Information provided:

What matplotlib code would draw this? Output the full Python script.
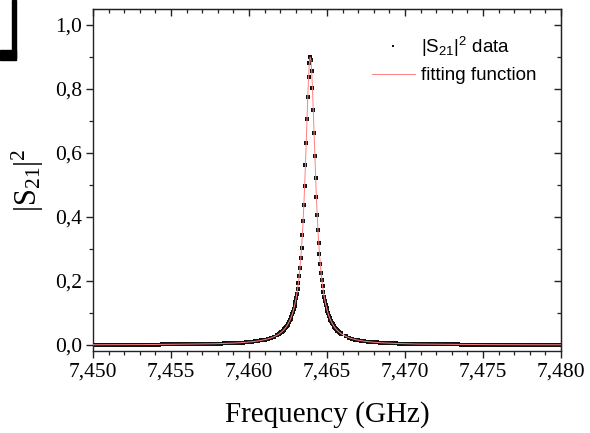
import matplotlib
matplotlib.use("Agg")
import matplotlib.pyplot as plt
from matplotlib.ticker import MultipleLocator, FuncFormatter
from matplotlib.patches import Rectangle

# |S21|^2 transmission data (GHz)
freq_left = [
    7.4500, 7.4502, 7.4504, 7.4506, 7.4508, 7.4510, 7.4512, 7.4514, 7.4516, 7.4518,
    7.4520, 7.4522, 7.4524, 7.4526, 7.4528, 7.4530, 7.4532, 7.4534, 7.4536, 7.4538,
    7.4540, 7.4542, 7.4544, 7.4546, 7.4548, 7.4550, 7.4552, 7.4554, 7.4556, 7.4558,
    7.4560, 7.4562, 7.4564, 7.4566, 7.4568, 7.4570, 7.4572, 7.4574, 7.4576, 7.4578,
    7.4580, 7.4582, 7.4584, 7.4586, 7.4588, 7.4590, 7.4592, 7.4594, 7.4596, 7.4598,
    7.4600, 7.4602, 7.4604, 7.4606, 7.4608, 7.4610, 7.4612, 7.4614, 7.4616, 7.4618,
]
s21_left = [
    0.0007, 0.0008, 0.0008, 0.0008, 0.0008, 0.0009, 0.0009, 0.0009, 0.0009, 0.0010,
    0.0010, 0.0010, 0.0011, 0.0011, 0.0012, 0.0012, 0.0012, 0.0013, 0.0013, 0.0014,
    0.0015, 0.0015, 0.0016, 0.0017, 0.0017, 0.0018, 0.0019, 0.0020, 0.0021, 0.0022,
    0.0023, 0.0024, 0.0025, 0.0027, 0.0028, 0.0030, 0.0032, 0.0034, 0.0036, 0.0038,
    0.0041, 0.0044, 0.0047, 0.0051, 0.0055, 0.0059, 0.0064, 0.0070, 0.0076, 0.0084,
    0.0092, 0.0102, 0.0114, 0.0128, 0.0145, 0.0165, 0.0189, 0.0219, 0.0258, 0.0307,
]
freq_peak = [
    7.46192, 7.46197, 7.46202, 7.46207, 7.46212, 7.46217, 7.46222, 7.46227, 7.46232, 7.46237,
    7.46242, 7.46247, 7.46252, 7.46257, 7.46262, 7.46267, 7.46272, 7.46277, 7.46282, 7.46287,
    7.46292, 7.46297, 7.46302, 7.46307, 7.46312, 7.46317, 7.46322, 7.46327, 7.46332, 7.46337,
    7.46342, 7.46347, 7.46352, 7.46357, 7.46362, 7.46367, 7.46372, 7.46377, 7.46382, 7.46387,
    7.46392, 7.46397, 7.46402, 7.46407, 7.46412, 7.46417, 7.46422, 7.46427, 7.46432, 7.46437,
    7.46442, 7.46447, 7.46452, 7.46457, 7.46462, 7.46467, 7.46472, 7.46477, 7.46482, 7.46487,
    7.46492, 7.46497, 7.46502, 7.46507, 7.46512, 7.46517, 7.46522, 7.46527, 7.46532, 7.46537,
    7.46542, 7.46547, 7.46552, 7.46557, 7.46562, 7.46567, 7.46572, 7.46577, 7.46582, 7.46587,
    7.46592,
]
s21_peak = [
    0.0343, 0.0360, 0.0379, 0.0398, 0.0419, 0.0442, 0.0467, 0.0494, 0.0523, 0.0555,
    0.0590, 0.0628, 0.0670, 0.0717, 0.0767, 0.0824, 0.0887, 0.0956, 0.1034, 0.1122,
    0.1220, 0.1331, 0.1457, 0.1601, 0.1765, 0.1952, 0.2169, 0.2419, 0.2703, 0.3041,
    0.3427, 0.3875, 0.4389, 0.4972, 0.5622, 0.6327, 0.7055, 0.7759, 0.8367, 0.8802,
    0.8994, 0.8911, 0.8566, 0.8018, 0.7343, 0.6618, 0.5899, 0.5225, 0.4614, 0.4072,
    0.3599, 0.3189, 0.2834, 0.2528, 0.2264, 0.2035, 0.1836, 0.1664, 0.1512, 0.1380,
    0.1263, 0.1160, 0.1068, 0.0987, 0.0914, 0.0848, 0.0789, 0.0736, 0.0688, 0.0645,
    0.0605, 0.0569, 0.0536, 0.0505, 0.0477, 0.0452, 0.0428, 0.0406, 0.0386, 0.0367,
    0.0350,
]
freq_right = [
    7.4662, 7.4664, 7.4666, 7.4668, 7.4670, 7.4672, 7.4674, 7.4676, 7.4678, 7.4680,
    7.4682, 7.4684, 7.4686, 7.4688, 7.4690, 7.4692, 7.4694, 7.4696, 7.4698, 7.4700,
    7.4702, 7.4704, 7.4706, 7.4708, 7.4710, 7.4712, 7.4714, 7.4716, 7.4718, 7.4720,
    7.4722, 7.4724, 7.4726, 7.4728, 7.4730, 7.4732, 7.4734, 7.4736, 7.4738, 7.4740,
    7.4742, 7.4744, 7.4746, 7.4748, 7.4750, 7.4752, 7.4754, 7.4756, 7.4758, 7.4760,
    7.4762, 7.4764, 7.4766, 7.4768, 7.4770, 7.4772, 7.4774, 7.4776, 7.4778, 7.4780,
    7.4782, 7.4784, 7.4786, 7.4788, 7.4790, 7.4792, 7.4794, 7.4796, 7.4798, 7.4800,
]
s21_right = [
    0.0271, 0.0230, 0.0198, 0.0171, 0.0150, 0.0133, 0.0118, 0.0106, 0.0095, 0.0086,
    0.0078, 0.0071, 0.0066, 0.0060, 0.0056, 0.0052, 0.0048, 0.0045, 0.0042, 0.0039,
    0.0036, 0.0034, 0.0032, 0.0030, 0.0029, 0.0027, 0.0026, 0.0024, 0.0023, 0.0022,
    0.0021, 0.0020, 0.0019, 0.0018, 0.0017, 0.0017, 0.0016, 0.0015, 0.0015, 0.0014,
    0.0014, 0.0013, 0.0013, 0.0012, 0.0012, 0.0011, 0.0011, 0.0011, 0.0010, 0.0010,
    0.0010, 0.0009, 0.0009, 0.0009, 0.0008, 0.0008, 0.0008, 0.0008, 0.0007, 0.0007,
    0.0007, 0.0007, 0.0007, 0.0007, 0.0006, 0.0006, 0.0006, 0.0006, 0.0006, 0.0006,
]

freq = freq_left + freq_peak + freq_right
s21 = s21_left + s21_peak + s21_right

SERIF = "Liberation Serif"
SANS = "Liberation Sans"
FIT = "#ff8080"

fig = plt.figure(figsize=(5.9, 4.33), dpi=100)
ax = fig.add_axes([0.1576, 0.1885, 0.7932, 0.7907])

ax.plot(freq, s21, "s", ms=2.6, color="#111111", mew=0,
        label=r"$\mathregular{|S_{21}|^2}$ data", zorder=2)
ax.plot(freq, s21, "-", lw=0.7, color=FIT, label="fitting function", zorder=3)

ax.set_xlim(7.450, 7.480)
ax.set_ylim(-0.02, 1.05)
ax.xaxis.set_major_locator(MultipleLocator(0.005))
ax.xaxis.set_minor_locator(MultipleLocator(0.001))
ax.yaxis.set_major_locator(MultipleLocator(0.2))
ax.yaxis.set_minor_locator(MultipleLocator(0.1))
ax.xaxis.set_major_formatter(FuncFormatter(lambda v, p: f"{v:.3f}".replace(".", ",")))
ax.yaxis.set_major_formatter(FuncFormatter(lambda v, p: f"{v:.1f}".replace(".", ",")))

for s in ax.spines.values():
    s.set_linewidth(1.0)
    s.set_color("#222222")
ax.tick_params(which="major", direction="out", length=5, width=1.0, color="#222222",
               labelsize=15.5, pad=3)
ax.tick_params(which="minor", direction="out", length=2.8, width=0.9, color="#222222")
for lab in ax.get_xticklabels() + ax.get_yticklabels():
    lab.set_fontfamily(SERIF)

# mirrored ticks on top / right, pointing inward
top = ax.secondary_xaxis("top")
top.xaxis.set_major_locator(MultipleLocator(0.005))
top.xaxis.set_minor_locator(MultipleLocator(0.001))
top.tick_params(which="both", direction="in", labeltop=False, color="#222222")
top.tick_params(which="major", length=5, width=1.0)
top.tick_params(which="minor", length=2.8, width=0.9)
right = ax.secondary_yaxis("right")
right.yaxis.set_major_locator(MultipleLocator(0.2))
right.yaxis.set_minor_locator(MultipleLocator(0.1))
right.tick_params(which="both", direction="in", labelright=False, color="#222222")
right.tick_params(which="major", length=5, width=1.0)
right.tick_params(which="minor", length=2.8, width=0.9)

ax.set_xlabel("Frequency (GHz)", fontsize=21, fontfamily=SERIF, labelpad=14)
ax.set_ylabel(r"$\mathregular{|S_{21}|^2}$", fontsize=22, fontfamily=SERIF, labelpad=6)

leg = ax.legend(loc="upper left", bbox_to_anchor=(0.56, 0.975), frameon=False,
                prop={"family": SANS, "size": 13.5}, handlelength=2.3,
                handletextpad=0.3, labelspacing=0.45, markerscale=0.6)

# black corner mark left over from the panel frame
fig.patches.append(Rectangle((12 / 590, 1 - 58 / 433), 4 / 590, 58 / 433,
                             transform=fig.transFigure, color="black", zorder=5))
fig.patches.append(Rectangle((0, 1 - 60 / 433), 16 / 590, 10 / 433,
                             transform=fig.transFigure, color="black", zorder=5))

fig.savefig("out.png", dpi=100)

Exercise:
Omit the pictures, then repeat exactly each line from the beginning of the listing through the line with "from matplotlib.patches import Rectangle".

Full output:
What matplotlib code would draw this? Output the full Python script.
import matplotlib
matplotlib.use("Agg")
import matplotlib.pyplot as plt
from matplotlib.ticker import MultipleLocator, FuncFormatter
from matplotlib.patches import Rectangle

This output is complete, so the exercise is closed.